#### [Entries provided]
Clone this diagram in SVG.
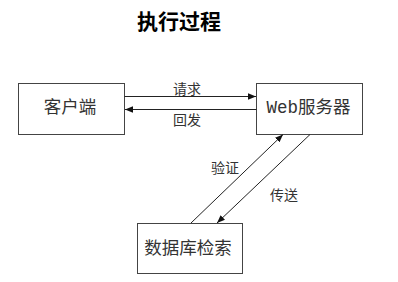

* * *

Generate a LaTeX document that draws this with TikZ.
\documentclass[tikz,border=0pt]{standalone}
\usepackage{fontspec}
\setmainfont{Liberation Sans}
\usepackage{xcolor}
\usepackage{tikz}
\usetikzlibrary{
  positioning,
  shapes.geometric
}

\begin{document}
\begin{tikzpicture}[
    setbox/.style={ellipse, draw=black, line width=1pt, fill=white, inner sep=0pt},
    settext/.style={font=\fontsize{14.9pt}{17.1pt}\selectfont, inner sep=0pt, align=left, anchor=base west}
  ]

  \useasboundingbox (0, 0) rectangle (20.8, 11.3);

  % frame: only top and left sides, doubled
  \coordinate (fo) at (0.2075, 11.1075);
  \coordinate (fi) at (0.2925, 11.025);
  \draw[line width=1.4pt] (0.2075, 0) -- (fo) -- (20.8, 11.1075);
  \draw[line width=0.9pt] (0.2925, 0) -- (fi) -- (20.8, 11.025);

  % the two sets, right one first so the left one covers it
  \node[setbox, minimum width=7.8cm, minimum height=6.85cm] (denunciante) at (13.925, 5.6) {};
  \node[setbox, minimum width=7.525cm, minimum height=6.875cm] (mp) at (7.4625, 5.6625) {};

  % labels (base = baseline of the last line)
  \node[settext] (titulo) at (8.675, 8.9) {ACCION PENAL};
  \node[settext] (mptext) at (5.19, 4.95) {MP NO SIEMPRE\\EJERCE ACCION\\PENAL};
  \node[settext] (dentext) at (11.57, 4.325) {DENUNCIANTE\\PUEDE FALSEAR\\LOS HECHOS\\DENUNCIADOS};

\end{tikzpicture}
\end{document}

#### [Aim of the exercise]
Between the line containing "Generate a LaTeX" and the line containing "rectangle (20.8, 11.3);" lies the part to return. Return it exactly, counting both of those lines.

#### [Worked solution]
Generate a LaTeX document that draws this with TikZ.
\documentclass[tikz,border=0pt]{standalone}
\usepackage{fontspec}
\setmainfont{Liberation Sans}
\usepackage{xcolor}
\usepackage{tikz}
\usetikzlibrary{
  positioning,
  shapes.geometric
}

\begin{document}
\begin{tikzpicture}[
    setbox/.style={ellipse, draw=black, line width=1pt, fill=white, inner sep=0pt},
    settext/.style={font=\fontsize{14.9pt}{17.1pt}\selectfont, inner sep=0pt, align=left, anchor=base west}
  ]

  \useasboundingbox (0, 0) rectangle (20.8, 11.3);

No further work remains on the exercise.